Illustrated by Mark Myers
Flashlight Press - Children's (Ages 4-8)
Last review for Children's Day, a wee bit late because the afternoon heat turned me into a big lump of blah and I got a bit sidetracked (bought groceries, fixed supper, watched a movie).
Victricia Malicia is about a girl born to a family of pirates. But, she really just wants to read and live on dry land:
Victricia Malicia Calamity Barrett
was born on the deck of the Potbellied Parrot.
Her mom was the captain. Her dad, the ship's cook.
Her grandma was proud of her peg leg and hook.

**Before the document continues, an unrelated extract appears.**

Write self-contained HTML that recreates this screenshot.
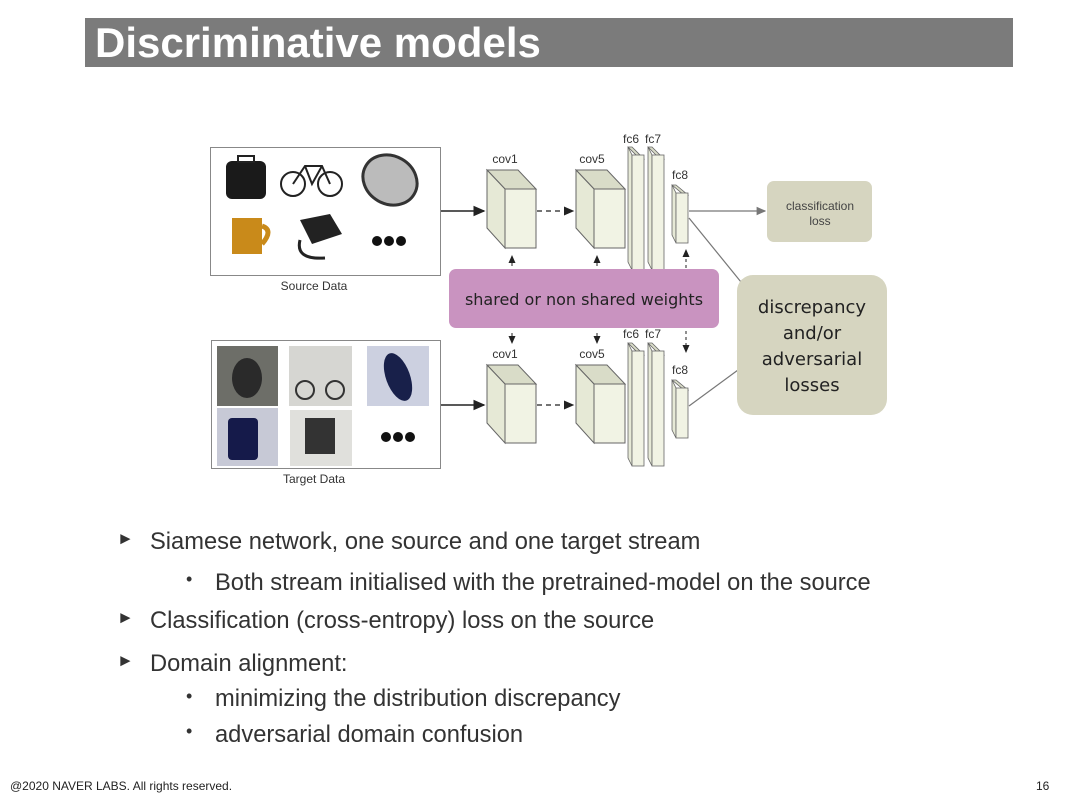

But despite a tradition since sixteen-o-three
for every last Barrett to set out to sea,
plund'ring and looting
and pirate pursuiting,
Victricia detested it vehemently.
Victricia Malicia was sick of the sea.
Those are the words on the opening page. You have to love this book right off the bat because the author chose to make Victricia's mother the captain and her father the ship's cook, don't you?

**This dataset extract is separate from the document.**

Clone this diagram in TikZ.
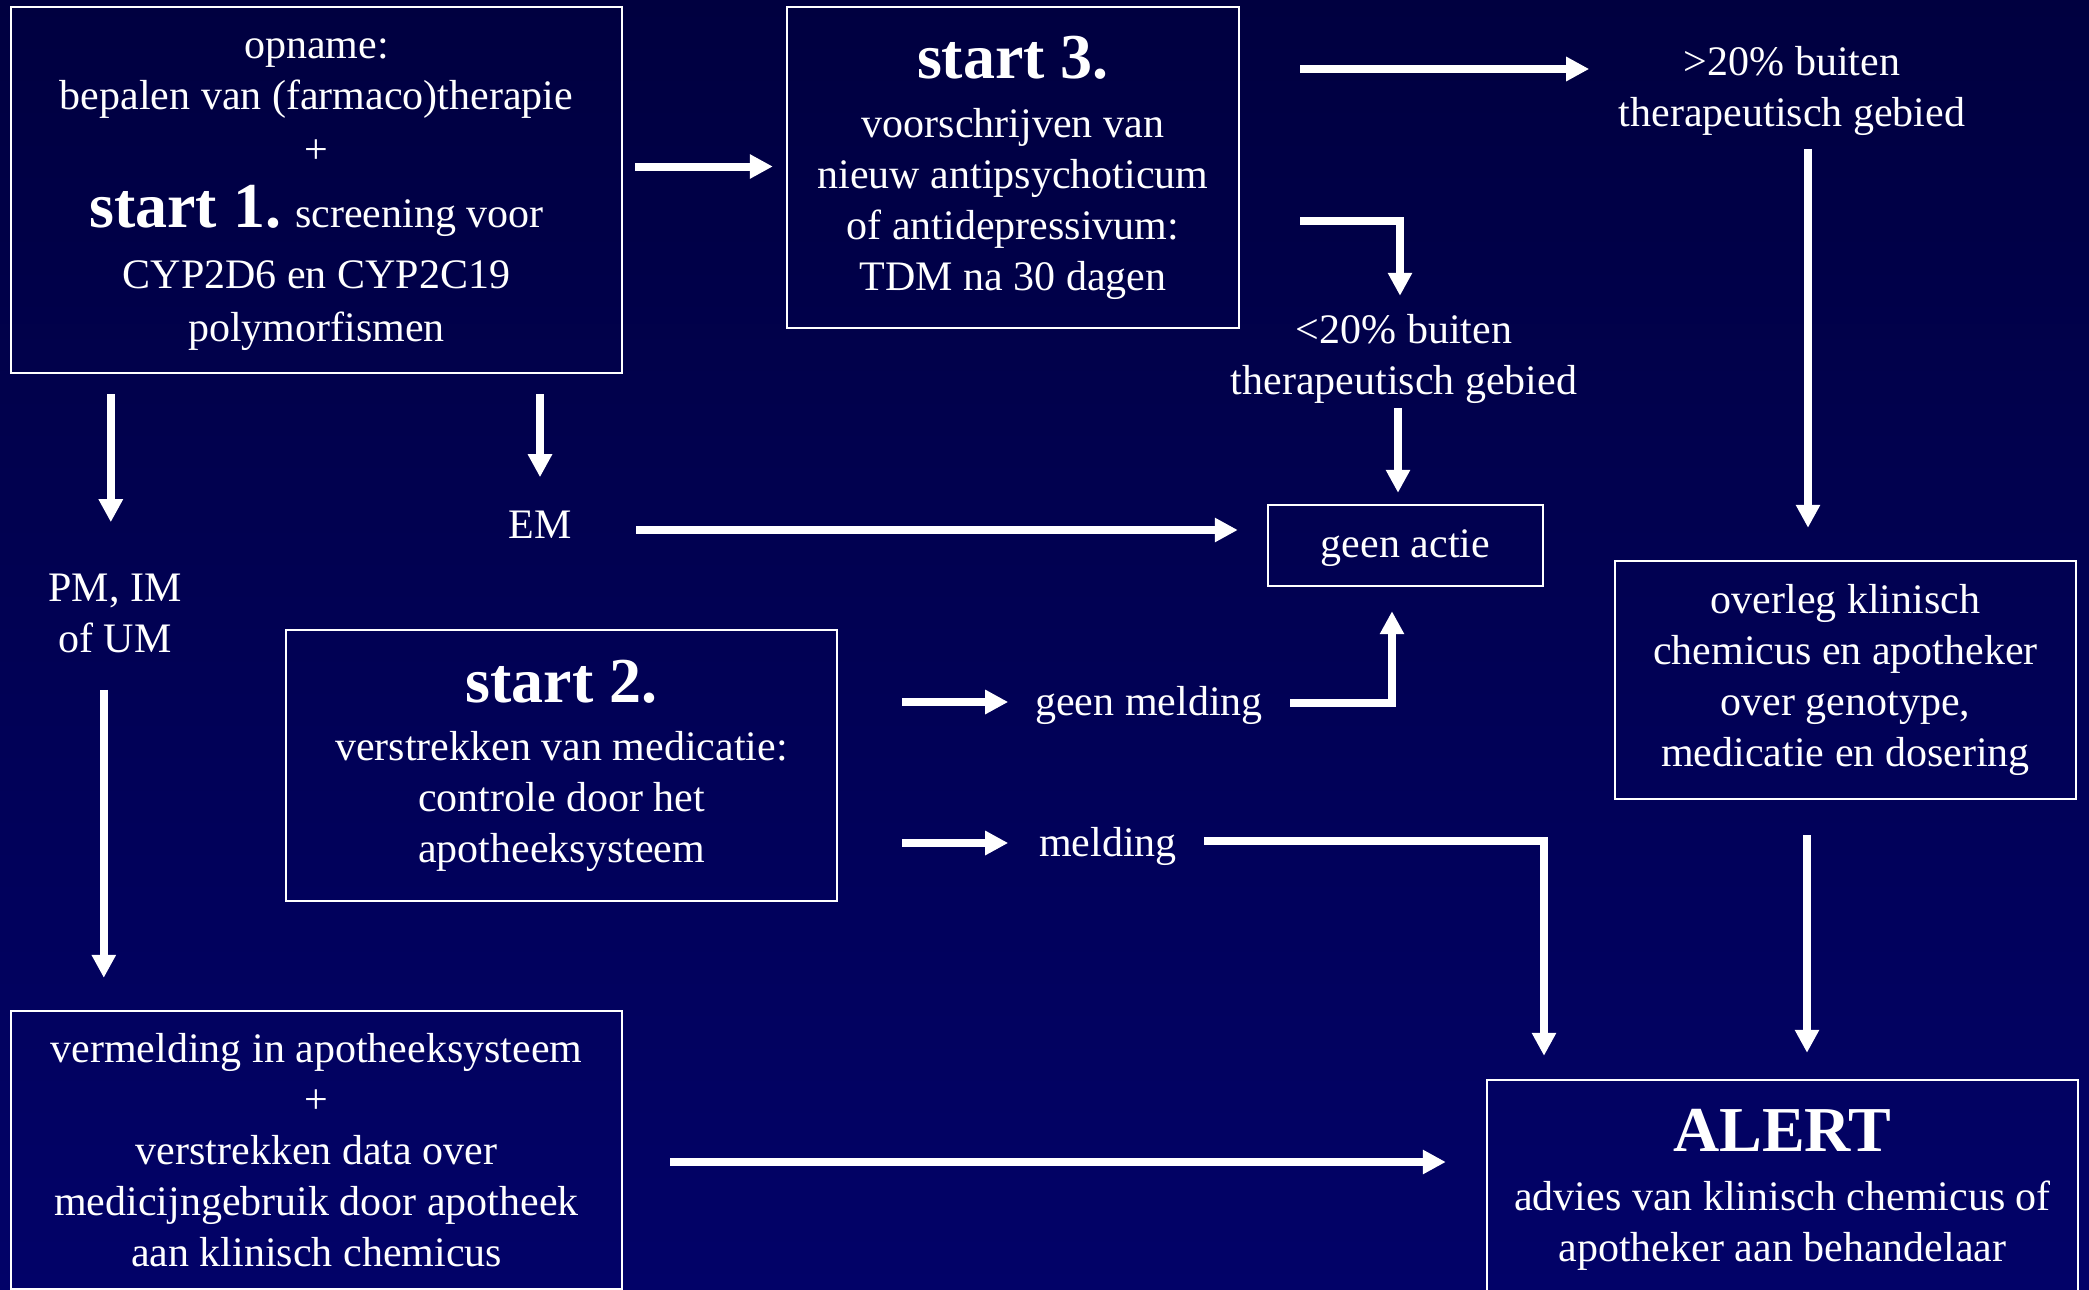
\documentclass[tikz,border=0pt]{standalone}
\usepackage{fontspec}
\setmainfont{Liberation Serif}
\usetikzlibrary{arrows.meta,calc}
\definecolor{bgtop}{RGB}{0,0,64}
\definecolor{bgbot}{RGB}{2,2,104}
\newcommand\startfont{\fontsize{32}{32}\selectfont\bfseries}
\newcommand\alertfont{\fontsize{32}{32}\selectfont\bfseries}
\tikzset{
  txt/.style={text=white, align=center, inner sep=0pt, font=\fontsize{21}{25.5}\selectfont},
  box/.style={txt, draw=white, line width=1.2pt},
  arr/.style={draw=white, line width=4pt, line join=miter, -{Triangle[length=11.5pt,width=11.5pt]}}
}
\begin{document}
\begin{tikzpicture}[x=0.5pt,y=-0.5pt]
\shade[top color=bgtop, bottom color=bgbot] (0,0) rectangle (2089,1290);
\useasboundingbox (0,0) rectangle (2089,1290);

% boxes (sizes in pt = px/2)
\node[box, minimum width=305.5pt, minimum height=183pt] (b1) at (316.5,190)
  {\rule{0pt}{14.4pt}opname:\\bepalen van (farmaco)therapie\\[1.3pt]+\\[6.7pt]{\startfont start 1.} screening voor\\[5pt]CYP2D6 en CYP2C19\\[0.7pt]polymorfismen};
\node[box, minimum width=226pt, minimum height=160.5pt] (s3) at (1013,167.5)
  {{\startfont start 3.}\\[4pt]voorschrijven van\\nieuw antipsychoticum\\of antidepressivum:\\TDM na 30 dagen};
\node[box, minimum width=275.5pt, minimum height=135.5pt] (s2) at (561.5,765.5)
  {{\startfont start 2.}\\[3.5pt]verstrekken van medicatie:\\controle door het\\apotheeksysteem};
\node[box, minimum width=137.5pt, minimum height=40.5pt] (ga) at (1405.5,545.5) {\rule{0pt}{17pt}geen actie};
\node[box, minimum width=230.5pt, minimum height=119pt] (ov) at (1845.5,680)
  {overleg klinisch\\chemicus en apotheker\\over genotype,\\medicatie en dosering};
\node[box, minimum width=295.5pt, minimum height=110pt] (al) at (1782.5,1190)
  {{\alertfont ALERT}\\[4pt]advies van klinisch chemicus of\\apotheker aan behandelaar};
\node[box, minimum width=305.5pt, minimum height=139pt] (bl) at (316.5,1150)
  {vermelding in apotheeksysteem\\+\\verstrekken data over\\medicijngebruik door apotheek\\aan klinisch chemicus};

% labels
\node[txt] (gt20) at (1792,91) {>20\% buiten\\therapeutisch gebied};
\node[txt] (lt20) at (1404,359) {<20\% buiten\\therapeutisch gebied};
\node[txt] (em) at (540,525) {EM};
\node[txt] (pm) at (115,613) {PM, IM\\of UM};
\node[txt] (gm) at (1149,705) {geen melding};
\node[txt] (ml) at (1108,846) {melding};

% connectors
\draw[arr] ($(b1.east)+(12,-23.5)$) -- ($(s3.west)+(-13,-1)$);
\draw[arr] ($(s3.east)+(60,-98.5)$) -- ($(s3.east)+(349,-98.5)$);
\draw[arr] ($(ov.north)+(-37.5,-411)$) -- ($(ov.north)+(-37.5,-32)$);
\draw[arr] ($(s3.east)+(60,53.5)$) -| ($(ga.north)+(-5.5,-208)$);
\draw[arr] ($(ga.north)+(-7.5,-96)$) -- ($(ga.north)+(-7.5,-11)$);
\draw[arr] ($(b1.south)+(223.5,20)$) -- ($(b1.south)+(223.5,103)$);
\draw[arr] ($(b1.south west)+(101,20)$) -- ($(b1.south west)+(101,148)$);
\draw[arr] ($(em)+(96,5)$) -- ($(ga.west)+(-29,-15.5)$);
\draw[arr] ($(bl.north west)+(94,-320)$) -- ($(bl.north west)+(94,-32)$);
\draw[arr] ($(bl.east)+(47,12)$) -- ($(al.west)+(-40,-28)$);
\draw[arr] ($(s2.east)+(64,-63.5)$) -- ($(s2.east)+(170,-63.5)$);
\draw[arr] ($(ga.south)+(-115.5,116)$) -| ($(ga.south)+(-13.5,24)$);
\draw[arr] ($(s2.east)+(64,77.5)$) -- ($(s2.east)+(170,77.5)$);
\draw[arr] ($(al.north)+(-578.5,-238)$) -| ($(al.north)+(-238.5,-23)$);
\draw[arr] ($(ov.south)+(-38.5,35)$) -- ($(al.north)+(24.5,-26)$);
\end{tikzpicture}
\end{document}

The text of Victricia Malicia is so terrific that I feel like just describing it is kind of pitiful, but I'll go ahead and tell you about it, then you can dash off to read the pdf of Victricia Malicia and see the whole thing for yourself. Basically, it goes on to say her distaste for the sea was not her family's fault, "They raised her up right. They gave her a name filled with menace and fright," and describes how she learned her first words from a parrot, learned to tie knots from Uncle Hank (whom she's tied to the mast), etc.
In spite of all her wonderful pirate education, Victricia taught herself to read -- and reading was simply her best skill. She's shown falling from the rigging because she's not great at tying knots. With wrinkled nose, she's shown trying to cook but her cooking, the book says, "caused rats to abandon the ship." Here is where the book begins to be a real booklover's joy. When Victricia is falling from the rigging, you see a book hanging on the ropes. I turned my copy of Victricia Malicia to read the title and laughed. It's Macrame for Beginners. When she's shown cooking, the book beside her is Betty Wanna Cracker Cookbook.

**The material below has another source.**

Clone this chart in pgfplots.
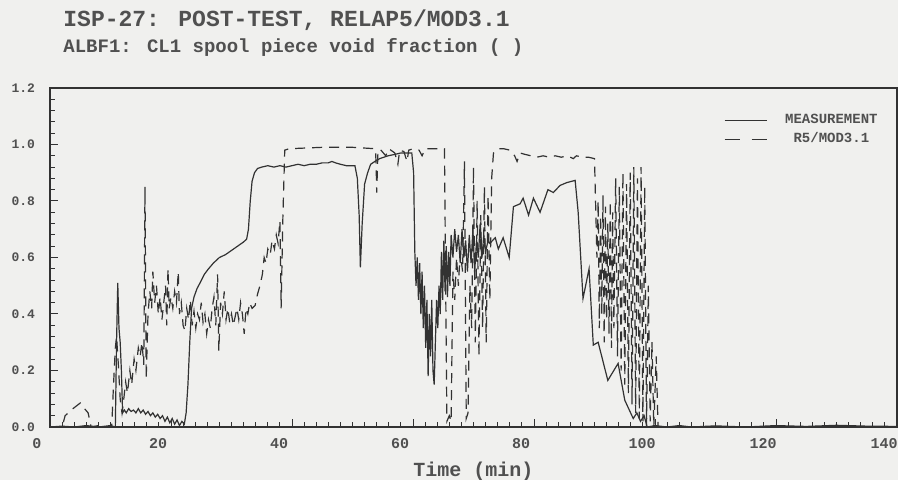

As the story continues describing Victricia's un-pirate-like preferences, both real book titles and funny fake ones are shown.
Eventually, Victricia causes an accident and everyone agrees she should be let off at an island. But, then the same thing that caused the accident saves everyone from a sea serpent. Still, Victricia would rather be set on dry land and she's taken to shore. She goes into town and opens a bookstore. Now dressed in landlubber clothing, Victricia even reads to the pirates when they're in port -- and turns the entire crew into such reading addicts that the ship becomes a floating library.
What a fun book! Bright, cheerful illustrations in vivid colors, clever writing with some challenging vocabulary words (opportunities to teach!) and a great storyline make this comfortably rhythmic book a delight. All the book titles crammed into its pages make reading the book doubly fun. Highly recommended.
There's a trailer for Victricia Malicia at the Flashlight Press website. I usually don't care much for book trailers but I enjoyed this one.
I received my copy of Victricia Malicia unsolicited from Flashlight Press. My thanks to the people at Flashlight! Since you can't pick up the book and feel it, I'll just tell you their books are hardcover with jackets but you can toss your jacket aside if you're worried about it. The cover beneath is identical. Inside the book, the front endpapers have a cutaway view of a ship with objects and actions (like walking the plank) labeled. The back endpapers look like an unlabeled treasure map. Cool.
That's all for Children's Day! It's 11:38 PM. Whew! Cutting it close, eh?